Abstract
Loose material stored in silos can create vaults and bridges. The situation takes place while an adverse operating conditions occur. Hence, restriction of transportation or even blockage of the loose material could be. Various solutions are taken into account in order to prevent situations mentioned above. One of them is a destruction of loose material structure by the compressed air shockwave. This phenomenon is applied in equipment such as, for example pneumatic pulsator.
The methods of CAE, particularly CFD are commonly utilized during the design of the process equipment. The airflow phenomena are the bases of the pneumatic pulsator design, and therefore, the usage of CFD took place.
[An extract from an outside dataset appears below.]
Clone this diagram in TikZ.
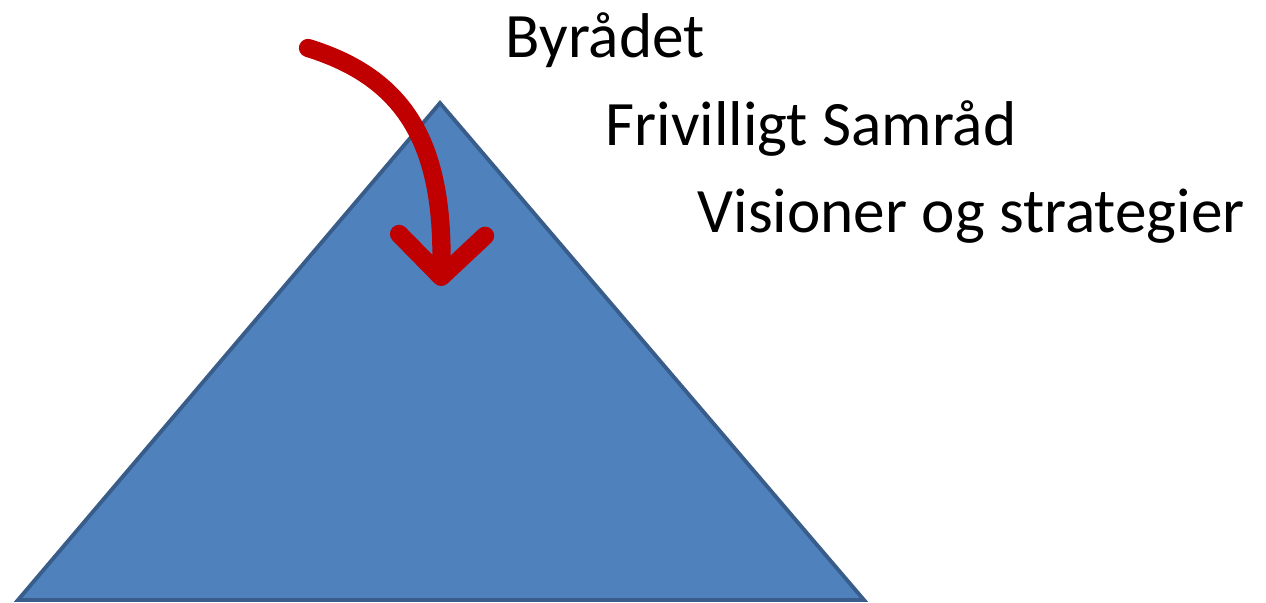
\documentclass[tikz,border=0pt]{standalone}
\usepackage{fontspec}
\setmainfont{Carlito}
\usetikzlibrary{arrows.meta}
\definecolor{piramide}{HTML}{4F81BD}
\definecolor{kant}{HTML}{385D8A}
\definecolor{pil}{HTML}{C00000}
\tikzset{
  niveau/.style={anchor=base west,inner sep=0pt,font=\fontsize{18}{21.6}\selectfont},
  pilstil/.style={draw=pil,line width=5.2pt,line cap=round,
    -{Straight Barb[length=4.2mm,width=8.6mm,line cap=round,line join=round]}}
}
\begin{document}
\begin{tikzpicture}
        \useasboundingbox (0,0) rectangle (12.66,6.03);
        % triangle
        \coordinate (top) at (4.40,5.00);
        \coordinate (vb) at (0.18,0.03);
        \coordinate (hb) at (8.64,0.03);
        \filldraw[fill=piramide,draw=kant,line width=1.1pt] (vb) -- (top) -- (hb) -- cycle;

        % arrow
        \coordinate (start) at (3.08,5.55);
        \coordinate (spids) at (4.41,3.17);
        \draw[pilstil] (start) .. controls (4.05,5.25) and (4.44,4.6) .. (spids);

        % lecter
        \node[niveau] (byraad) at (5.05,5.45) {Byrådet};
        \node[niveau] (samraad) at (6.05,4.57) {Frivilligt Samråd};
        \node[niveau] (visioner) at (6.97,3.70) {Visioner og strategier};
\end{tikzpicture}
\end{document}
It is crucial to employ heuristic, analytical, and experimental knowledge in the design methodology. Only the application of the three makes possible to create a rational, and subsequently optimal design.
The article presents a chosen set of the design issues considering the head of the pulsator and fins placed on that head. A numerical simulations were carried out and the results obtained showed temperature distribution on head surface and in the fins, stress distribution, safety factor, displacement in the head, and the temperature and velocity field of the flowing around air. The numerical results were validated and compared with the analytical and experimental results, which confirmed their value. The results confirm the head design of reason. The temperature distribution calculated with CFD are approximately equal to the values measured during the exploitation investigations. The CFD utilization helped to launch a new product to the market, but it cannot eliminate the exploitation investigations, nevertheless.